Ultimately, no matter how small the discount or how short the trial, the product will always take a perceived value hit. At some point, that hit to the brand is no longer worth the additional conversion rate. When you think of market leaders – Disney for park tickets, Apple for hardware, Netflix for streaming – you realize that the category winners don’t discount their product, or at least they make it really difficult. 

So why am I telling you your startup needs a free tier? Because in this case, devaluing your product is exactly what I want you to do. I’ve learned that when you lower the value of the product, within certain limits, you gain the knowledge and the power to prevent both you and your customers from falling into some bad habits.

Once you take away the “pain” of a product’s cost, you remove any artificial necessity to engage with it.

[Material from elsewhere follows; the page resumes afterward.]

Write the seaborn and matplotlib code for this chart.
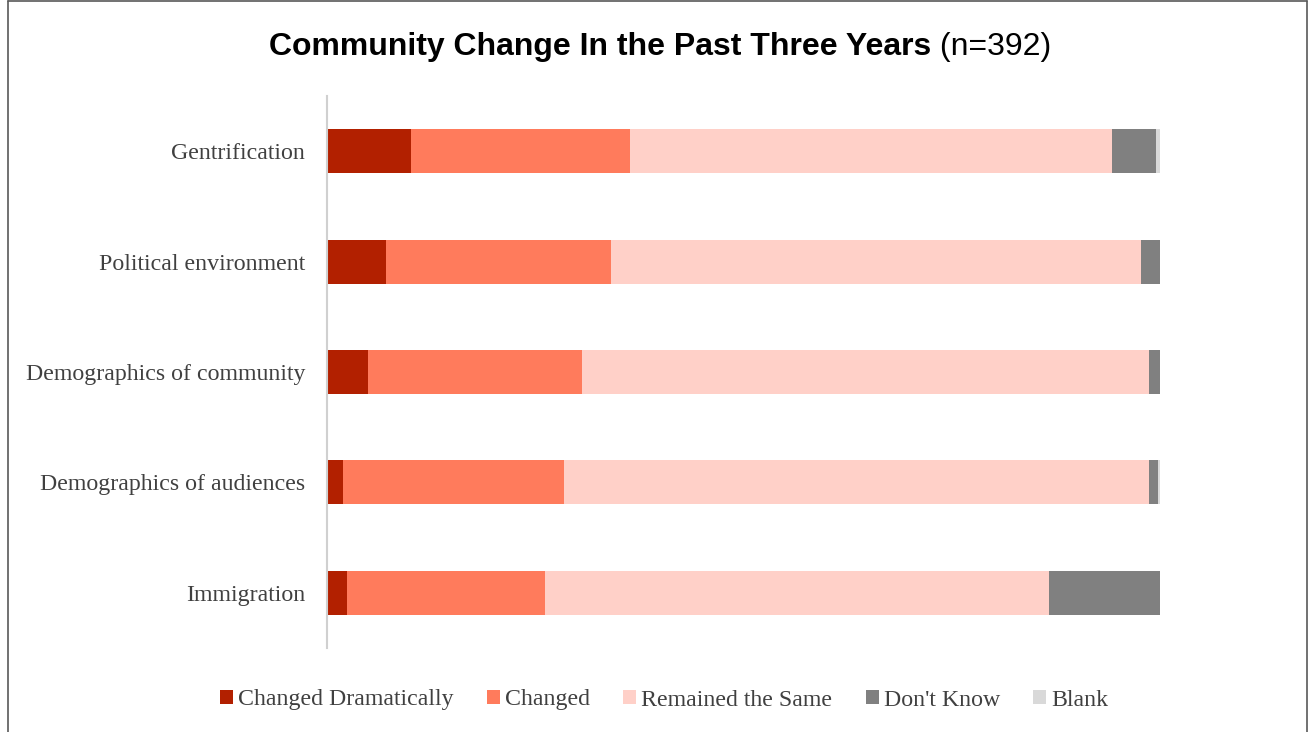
import matplotlib
matplotlib.use("Agg")
import matplotlib.pyplot as plt
from matplotlib.lines import Line2D
from matplotlib.patches import Patch
import seaborn as sns
import pandas as pd
import numpy as np

# Survey responses (percent of respondents, n=392)
categories = ["Gentrification", "Political environment", "Demographics of community",
              "Demographics of audiences", "Immigration"]
changed_dramatically = [10.1, 7.1, 5.0, 2.0, 2.4]
changed = [26.3, 27.0, 25.6, 26.5, 23.8]
remained_same = [57.8, 63.6, 68.1, 70.2, 60.5]
dont_know = [5.3, 2.3, 1.3, 1.1, 13.3]
blank = [0.5, 0.0, 0.0, 0.2, 0.0]

series_names = ["Changed Dramatically", "Changed", "Remained the Same", "Don't Know", "Blank"]
series_values = [changed_dramatically, changed, remained_same, dont_know, blank]
colors = ["#B22000", "#FF7B5C", "#FFD0C8", "#808080", "#D9D9D9"]

df = pd.DataFrame({"category": categories})
cum = np.zeros(len(categories))
for name, vals in zip(series_names, series_values):
    cum = cum + np.array(vals)
    df[name] = cum.copy()

sns.set_style("white")
plt.rcParams["font.family"] = ["Liberation Serif", "DejaVu Serif"]

fig = plt.figure(figsize=(13.13, 7.32), dpi=100)
ax = fig.add_axes([326.7 / 1313, 1 - 648 / 732, (1160 - 326.7) / 1313, (648 - 96) / 732])

# Stacked bars: draw cumulative totals from the outermost segment inward
for name, color in reversed(list(zip(series_names, colors))):
    sns.barplot(data=df, y="category", x=name, color=color, orient="h",
                width=0.4, linewidth=0, ax=ax, saturation=1)

ax.set_xlim(0, 100)
ax.set_ylim(4.5, -0.5)
ax.set_xlabel("")
ax.set_ylabel("")
ax.set_xticks([])
ax.tick_params(axis="y", length=0, pad=15.5, labelsize=17.2, labelcolor="#404040")
for s in ["top", "right", "bottom"]:
    ax.spines[s].set_visible(False)
ax.spines["left"].set_color("#D0D0D0")
ax.spines["left"].set_linewidth(1.5)

# Title: bold main part plus normal-weight sample size
fig.canvas.draw()
renderer = fig.canvas.get_renderer()
title_y = 1 - 47 / 732
t1 = fig.text(0, title_y, "Community Change In the Past Three Years", fontsize=23,
              fontweight="bold", family="Liberation Sans", va="center", ha="left", color="black")
t2 = fig.text(0, title_y, " (n=392)", fontsize=23, family="Liberation Sans",
              va="center", ha="left", color="black")
w1 = t1.get_window_extent(renderer).width
w2 = t2.get_window_extent(renderer).width
x0 = (660 - (w1 + w2) / 2) / 1313
t1.set_x(x0)
t2.set_x(x0 + w1 / 1313)

handles = [Patch(facecolor=c, edgecolor="none", label=n) for n, c in zip(series_names, colors)]
fig.legend(handles=handles, loc="center", bbox_to_anchor=(664 / 1313, 1 - 700 / 732),
           ncol=5, frameon=False, fontsize=17.2, handlelength=0.55, handleheight=0.55,
           handletextpad=0.2, columnspacing=1.4, labelcolor="#404040")

# Outer frame
for xs, ys in [([8 / 1313, 8 / 1313], [0, 1 - 1 / 732]),
               ([1307 / 1313, 1307 / 1313], [0, 1 - 1 / 732]),
               ([8 / 1313, 1307 / 1313], [1 - 1 / 732, 1 - 1 / 732])]:
    fig.add_artist(Line2D(xs, ys, color="#595959", linewidth=1.2, transform=fig.transFigure))

fig.savefig("out.png", dpi=100)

When that happens, you immediately realize how much a customer actually “needs” your product versus how much they “want” your product.

What overuse might be suggesting is that there is not enough of a compelling reason to become a paying customer. You might be giving away too much, but it’s more likely that what you offer at the paid level isn’t worth the price. Or any price. 

There are several apps and SaaS products I use at a free tier that offer a paid level that isn’t compelling to me. However, if they told me that I would need to start paying for the same exact usage I get today, I’d pay in a heartbeat – unless I found a competitor offering the same level of usage for free, a scenario that’s usually likely. 

But despite conventional wisdom, misuse and abuse of a product can also shed light on opportunities in terms of use cases the product doesn’t formally address – and maybe should. If your free tier customers are regularly using your product for use cases it wasn’t intended to fill, you might be able to open up entirely new markets just by making small changes to your feature set or pricing model. 

You can usually mark down any customer satisfaction metric when the customer isn’t paying for the product. If they’re not rating your product five stars out of five, it means they’re rating it zero out of five.  

You might find that your free tier customers aren’t telling you what your product should do, they’re telling you what your product could be.